*Stated task*.
Keep only the lines where "code" appears.

*Material to process*.

════════════════

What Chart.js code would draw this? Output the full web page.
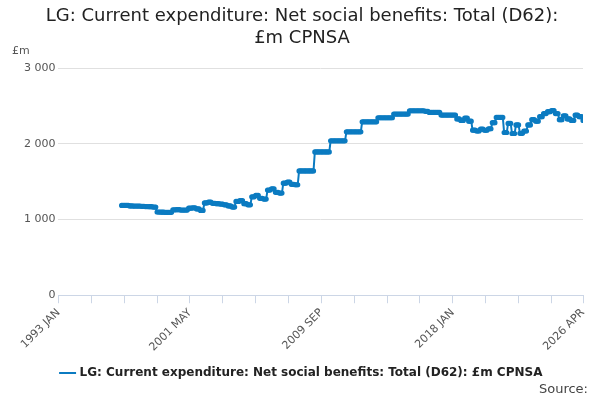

════════════════

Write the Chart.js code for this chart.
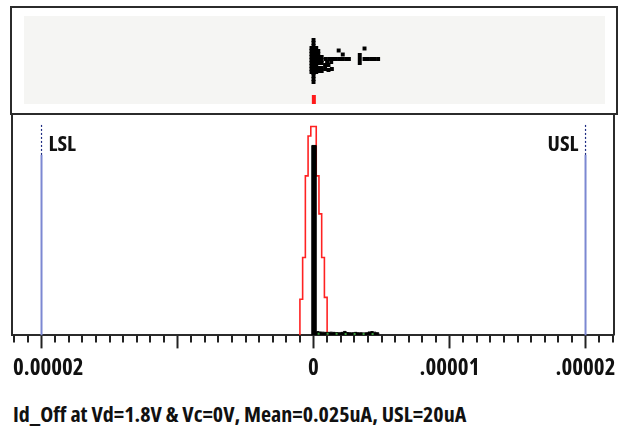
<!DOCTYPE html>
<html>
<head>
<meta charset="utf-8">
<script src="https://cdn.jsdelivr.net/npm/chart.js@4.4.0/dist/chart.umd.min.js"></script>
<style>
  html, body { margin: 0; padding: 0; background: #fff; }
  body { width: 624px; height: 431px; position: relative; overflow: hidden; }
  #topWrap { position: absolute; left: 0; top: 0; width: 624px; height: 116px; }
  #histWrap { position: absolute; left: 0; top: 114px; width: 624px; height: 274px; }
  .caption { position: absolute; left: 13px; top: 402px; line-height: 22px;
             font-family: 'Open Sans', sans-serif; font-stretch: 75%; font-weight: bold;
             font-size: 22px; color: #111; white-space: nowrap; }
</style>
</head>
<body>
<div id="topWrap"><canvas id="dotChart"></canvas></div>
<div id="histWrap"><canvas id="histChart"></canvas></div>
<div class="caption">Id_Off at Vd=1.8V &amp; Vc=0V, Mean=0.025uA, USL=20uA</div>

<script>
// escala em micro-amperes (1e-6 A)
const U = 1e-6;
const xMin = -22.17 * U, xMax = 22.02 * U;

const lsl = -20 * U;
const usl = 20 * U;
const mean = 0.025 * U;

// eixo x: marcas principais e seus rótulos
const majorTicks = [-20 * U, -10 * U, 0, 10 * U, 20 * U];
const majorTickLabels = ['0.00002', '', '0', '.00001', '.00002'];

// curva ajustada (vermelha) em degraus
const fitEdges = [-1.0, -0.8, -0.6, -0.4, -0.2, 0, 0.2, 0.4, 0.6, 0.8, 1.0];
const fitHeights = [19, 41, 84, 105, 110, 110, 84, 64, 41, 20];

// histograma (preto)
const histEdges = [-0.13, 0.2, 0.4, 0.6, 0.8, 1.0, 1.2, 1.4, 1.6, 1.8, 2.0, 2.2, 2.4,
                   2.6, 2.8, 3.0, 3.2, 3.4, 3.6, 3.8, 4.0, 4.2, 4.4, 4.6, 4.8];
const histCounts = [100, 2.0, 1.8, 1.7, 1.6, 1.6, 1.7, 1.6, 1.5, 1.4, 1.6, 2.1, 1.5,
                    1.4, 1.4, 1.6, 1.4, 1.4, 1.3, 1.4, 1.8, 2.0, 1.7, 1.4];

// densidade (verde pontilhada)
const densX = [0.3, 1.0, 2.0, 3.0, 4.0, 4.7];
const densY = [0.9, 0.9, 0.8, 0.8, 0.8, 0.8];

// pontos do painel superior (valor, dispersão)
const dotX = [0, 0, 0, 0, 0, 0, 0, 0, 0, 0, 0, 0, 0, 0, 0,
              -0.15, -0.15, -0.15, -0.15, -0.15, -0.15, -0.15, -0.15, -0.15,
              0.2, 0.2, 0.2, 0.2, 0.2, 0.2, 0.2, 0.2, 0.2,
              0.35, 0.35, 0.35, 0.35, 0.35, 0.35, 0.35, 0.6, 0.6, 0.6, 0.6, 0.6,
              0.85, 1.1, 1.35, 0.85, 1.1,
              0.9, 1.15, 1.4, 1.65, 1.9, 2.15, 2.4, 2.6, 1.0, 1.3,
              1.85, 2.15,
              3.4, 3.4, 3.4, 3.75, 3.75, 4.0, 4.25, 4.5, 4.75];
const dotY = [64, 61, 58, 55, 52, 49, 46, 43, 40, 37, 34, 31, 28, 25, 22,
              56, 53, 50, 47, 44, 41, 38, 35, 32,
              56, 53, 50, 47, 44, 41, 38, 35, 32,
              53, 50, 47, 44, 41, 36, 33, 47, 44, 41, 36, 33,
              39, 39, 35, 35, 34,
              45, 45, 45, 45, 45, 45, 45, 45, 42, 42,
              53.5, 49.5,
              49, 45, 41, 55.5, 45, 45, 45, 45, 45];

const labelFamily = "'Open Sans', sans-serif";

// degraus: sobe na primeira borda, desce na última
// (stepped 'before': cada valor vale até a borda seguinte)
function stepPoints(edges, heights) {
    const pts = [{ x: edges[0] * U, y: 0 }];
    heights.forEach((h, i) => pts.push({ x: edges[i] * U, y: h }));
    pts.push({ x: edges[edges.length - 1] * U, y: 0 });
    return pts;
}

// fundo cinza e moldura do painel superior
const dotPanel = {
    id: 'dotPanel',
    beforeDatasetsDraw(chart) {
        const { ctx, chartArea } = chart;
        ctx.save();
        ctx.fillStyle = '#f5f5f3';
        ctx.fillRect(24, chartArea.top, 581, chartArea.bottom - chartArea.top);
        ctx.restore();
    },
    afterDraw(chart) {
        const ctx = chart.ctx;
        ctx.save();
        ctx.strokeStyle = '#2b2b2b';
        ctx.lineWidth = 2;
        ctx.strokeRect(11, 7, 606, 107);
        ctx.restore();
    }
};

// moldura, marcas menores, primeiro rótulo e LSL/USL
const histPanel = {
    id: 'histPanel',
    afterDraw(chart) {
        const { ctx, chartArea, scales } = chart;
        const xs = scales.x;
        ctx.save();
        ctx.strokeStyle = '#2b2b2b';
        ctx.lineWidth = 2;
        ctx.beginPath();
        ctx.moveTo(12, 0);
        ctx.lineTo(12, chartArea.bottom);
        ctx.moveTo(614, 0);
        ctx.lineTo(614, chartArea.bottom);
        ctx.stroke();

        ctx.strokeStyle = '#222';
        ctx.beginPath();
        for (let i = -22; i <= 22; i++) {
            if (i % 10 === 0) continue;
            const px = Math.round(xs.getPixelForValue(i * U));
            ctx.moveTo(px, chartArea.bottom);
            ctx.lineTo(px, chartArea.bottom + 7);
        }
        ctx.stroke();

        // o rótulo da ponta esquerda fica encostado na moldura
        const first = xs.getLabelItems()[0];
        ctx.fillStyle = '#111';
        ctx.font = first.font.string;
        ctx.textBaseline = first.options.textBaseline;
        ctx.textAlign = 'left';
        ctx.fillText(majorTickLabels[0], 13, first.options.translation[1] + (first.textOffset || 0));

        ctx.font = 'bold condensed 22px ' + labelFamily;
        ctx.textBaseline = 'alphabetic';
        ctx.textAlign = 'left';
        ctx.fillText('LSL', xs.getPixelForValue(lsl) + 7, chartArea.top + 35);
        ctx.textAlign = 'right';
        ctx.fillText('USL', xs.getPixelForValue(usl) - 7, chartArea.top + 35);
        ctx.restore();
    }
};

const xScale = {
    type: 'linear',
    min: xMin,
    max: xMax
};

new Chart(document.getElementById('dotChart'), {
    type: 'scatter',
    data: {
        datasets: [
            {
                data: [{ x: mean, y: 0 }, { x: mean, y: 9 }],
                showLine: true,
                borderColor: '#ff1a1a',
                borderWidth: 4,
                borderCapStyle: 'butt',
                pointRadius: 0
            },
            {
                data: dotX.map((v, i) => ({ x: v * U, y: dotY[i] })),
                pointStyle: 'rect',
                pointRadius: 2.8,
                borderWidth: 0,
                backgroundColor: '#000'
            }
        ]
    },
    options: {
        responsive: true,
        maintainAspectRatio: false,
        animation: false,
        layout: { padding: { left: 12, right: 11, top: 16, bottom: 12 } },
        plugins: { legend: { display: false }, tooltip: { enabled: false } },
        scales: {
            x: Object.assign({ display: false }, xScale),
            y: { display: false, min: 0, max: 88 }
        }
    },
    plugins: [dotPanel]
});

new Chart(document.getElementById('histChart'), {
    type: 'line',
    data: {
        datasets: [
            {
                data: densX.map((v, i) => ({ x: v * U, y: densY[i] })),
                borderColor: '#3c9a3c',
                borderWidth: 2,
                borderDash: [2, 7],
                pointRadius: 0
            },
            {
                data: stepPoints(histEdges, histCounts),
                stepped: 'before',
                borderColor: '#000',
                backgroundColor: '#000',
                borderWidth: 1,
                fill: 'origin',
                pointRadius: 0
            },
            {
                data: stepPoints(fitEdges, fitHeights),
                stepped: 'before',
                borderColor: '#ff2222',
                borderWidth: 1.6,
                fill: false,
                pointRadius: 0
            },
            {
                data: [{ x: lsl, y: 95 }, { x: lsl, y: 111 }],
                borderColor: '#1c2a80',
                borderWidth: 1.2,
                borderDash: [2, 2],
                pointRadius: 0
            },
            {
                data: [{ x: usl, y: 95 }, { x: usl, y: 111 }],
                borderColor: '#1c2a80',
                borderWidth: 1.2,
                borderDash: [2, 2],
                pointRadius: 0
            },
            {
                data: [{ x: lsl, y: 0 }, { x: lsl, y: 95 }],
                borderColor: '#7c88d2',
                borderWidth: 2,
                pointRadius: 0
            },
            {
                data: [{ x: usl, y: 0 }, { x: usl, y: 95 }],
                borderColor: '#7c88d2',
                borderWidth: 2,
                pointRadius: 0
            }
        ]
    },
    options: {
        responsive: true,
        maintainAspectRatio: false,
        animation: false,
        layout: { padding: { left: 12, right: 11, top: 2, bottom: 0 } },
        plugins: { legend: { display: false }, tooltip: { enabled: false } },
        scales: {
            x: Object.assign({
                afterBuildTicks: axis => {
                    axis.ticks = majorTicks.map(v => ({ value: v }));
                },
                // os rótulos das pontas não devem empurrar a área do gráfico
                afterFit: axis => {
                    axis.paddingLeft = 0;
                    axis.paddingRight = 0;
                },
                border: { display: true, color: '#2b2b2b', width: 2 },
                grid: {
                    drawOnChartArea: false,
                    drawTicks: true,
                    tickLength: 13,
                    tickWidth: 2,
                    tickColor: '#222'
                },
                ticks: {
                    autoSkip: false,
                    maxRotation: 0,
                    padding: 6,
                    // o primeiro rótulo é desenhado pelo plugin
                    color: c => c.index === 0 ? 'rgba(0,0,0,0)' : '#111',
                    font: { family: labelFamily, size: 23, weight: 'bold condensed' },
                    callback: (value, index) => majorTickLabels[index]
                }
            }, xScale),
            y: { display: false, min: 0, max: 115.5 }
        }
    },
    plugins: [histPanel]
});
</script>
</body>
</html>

════════════════

*Completed exercise*.
What Chart.js code would draw this? Output the full web page.
Write the Chart.js code for this chart.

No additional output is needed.